Com isso, práticas antes toleradas ou de difícil detecção — como omissão de receita, subfaturamento, inadimplência intencional ou crédito fictício — tornam-se não apenas arriscadas, mas tecnicamente insustentáveis.
Conclusão
A divulgação das primeiras bases tecnológicas do novo sistema tributário pela Receita Federal e pelo SERPRO deixa claro:
não se trata apenas de uma mudança de legislação, mas de um redesenho completo da infraestrutura de arrecadação no Brasil.
O ROC, o Split Payment e a apuração assistida criam um sistema que integra o documento fiscal, o pagamento e o recolhimento de tributo em um único fluxo automatizado, auditável e em tempo real. A função fiscal se desloca da declaração posterior para o registro instantâneo da operação.
Esse modelo elimina a lacuna operacional que permitia a evasão, deslocando o risco fiscal para o momento da transação e vinculando diretamente o direito ao crédito ao recolhimento prévio do imposto.
A consequência direta é que práticas empresariais antes sustentadas por margens artificiais, construídas sobre omissão, informalidade ou postergação do pagamento, deixarão de ser viáveis — não por imposição legal, mas por inviabilidade técnica.
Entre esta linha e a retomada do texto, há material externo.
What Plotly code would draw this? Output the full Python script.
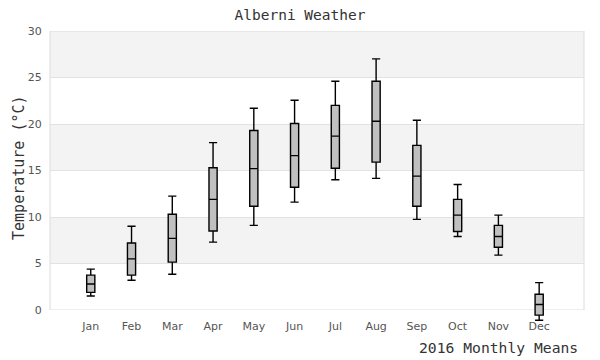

Diante disso, as empresas precisam repensar sua operação sob três dimensões fundamentais:
- Conformidade sistêmica: a cadeia de fornecimento precisa ser monitorada e auditada sob risco de perda de créditos e autuações em cascata.
- Processos e TI fiscal: a integração com o novo ambiente digital exigirá mudanças profundas nos sistemas de emissão, controle de pagamentos, e escrituração.
- Formação de preços e margem: com todos os agentes recolhendo corretamente, a precificação terá que refletir a carga tributária real — e as ineficiências não poderão mais ser absorvidas informalmente.
Portanto, o verdadeiro impacto da reforma não está apenas na extinção do ICMS ou do PIS/COFINS, mas na introdução de uma nova lógica operacional, que exige planejamento, reestruturação e, sobretudo, antecipação.
A nova pergunta estratégica que precisa ser feita já não é mais “como pagar menos tributo?”, mas sim:
“Como estruturar minha operação para ser viável em um ambiente de total transparência tributária?”